PROBLEM DETAILS:
Copy every line from the data below in which the string "matplotlib" can be found.

MATERIAL:
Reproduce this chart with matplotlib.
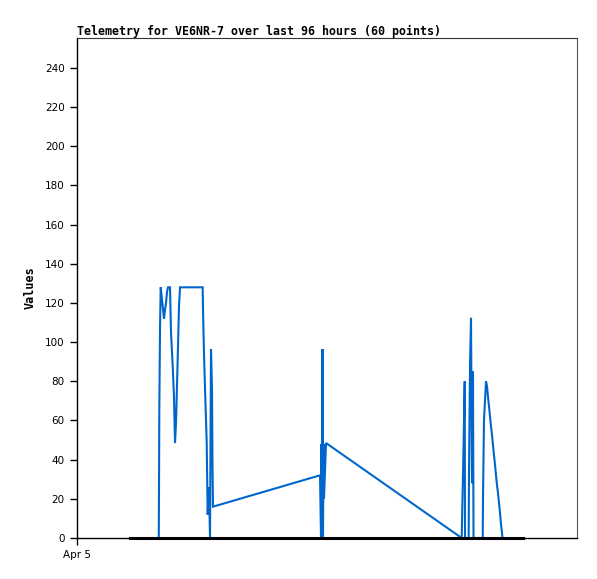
import matplotlib
matplotlib.use("Agg")
import matplotlib.pyplot as plt

# hours since Apr 5 00:00 and telemetry values
hours = [15.70, 15.74, 15.80, 15.94, 16.07, 16.32, 16.51, 16.70, 16.90, 17.09,
         17.28, 17.47, 17.86, 18.05, 18.37, 18.62, 18.82, 19.01, 19.20, 19.39,
         19.58, 19.78, 24.13, 24.19, 24.38, 24.63, 24.90, 25.09, 25.34, 25.54,
         25.73, 25.92, 26.02, 26.11, 46.66, 46.85, 46.94, 47.04, 47.14, 47.23,
         47.33, 47.42, 47.81, 73.86, 74.17, 74.44, 74.50, 75.20, 75.26, 75.46,
         75.65, 75.84, 76.03, 76.13, 76.22, 77.90, 77.95, 78.14, 78.53, 78.72,
         78.91, 79.10, 79.30, 79.49, 79.68, 79.87, 80.06, 80.26, 80.45, 80.64,
         80.83, 81.02, 81.22, 81.41, 81.60, 81.70]
values = [0, 21, 64, 107, 128, 121.5, 117, 112, 116.5, 120,
          125.6, 128, 128, 105, 88, 72, 48.5, 59, 78, 97.5,
          118, 128, 128, 117, 94.5, 72, 49, 12, 26, 0,
          96.5, 76, 36, 16, 32, 0, 48, 16, 96.5, 0,
          48, 20, 48.5, 0, 40, 80, 0, 0, 32, 88,
          112.4, 28, 85, 0, 0, 0, 20, 60, 80, 77.6,
          72, 67.4, 62, 57, 52.6, 47.5, 42.4, 37.3, 32, 27,
          23, 18, 12.8, 7, 2.5, 0]

# second series flat at zero
base_hours = [10.2, 85.6]
base_values = [0, 0]

yticks = [0, 20, 40, 60, 80, 100, 120, 140, 160, 180, 200, 220, 240]

W, H = 597, 579
fig = plt.figure(figsize=(W / 100, H / 100), dpi=100)
ax = fig.add_axes([77 / W, (H - 538) / H, 500 / W, 500 / H])

ax.plot(hours, values, color="#0066cc", linewidth=1.5, solid_joinstyle="miter")
ax.plot(base_hours, base_values, color="black", linewidth=2.2, clip_on=False, zorder=3)

ax.set_xlim(0, 96)
ax.set_ylim(0, 255.3)
ax.set_yticks(yticks)
ax.set_yticklabels([str(v) for v in yticks], fontsize=7.5, family="DejaVu Sans")
ax.set_xticks([0])
ax.set_xticklabels(["Apr 5"], fontsize=7.5, family="DejaVu Sans")
ax.tick_params(direction="out", length=5, width=1, pad=4)

for s in ["left", "bottom"]:
    ax.spines[s].set_color("black")
    ax.spines[s].set_linewidth(1)
ax.spines["top"].set_color("#333333")
ax.spines["top"].set_linewidth(0.8)
ax.spines["right"].set_color("#555555")
ax.spines["right"].set_linewidth(0.8)

ax.set_ylabel("Values", fontsize=8.5, family="DejaVu Sans Mono", fontweight="bold", labelpad=6)
fig.text(77 / W, 1 - 31 / H, "Telemetry for VE6NR-7 over last 96 hours (60 points)",
         fontsize=8.4, family="DejaVu Sans Mono", fontweight="bold", ha="left", va="center")

fig.savefig("out.png", dpi=100)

ANSWER TO THIS PROBLEM:
Reproduce this chart with matplotlib.
import matplotlib
matplotlib.use("Agg")
import matplotlib.pyplot as plt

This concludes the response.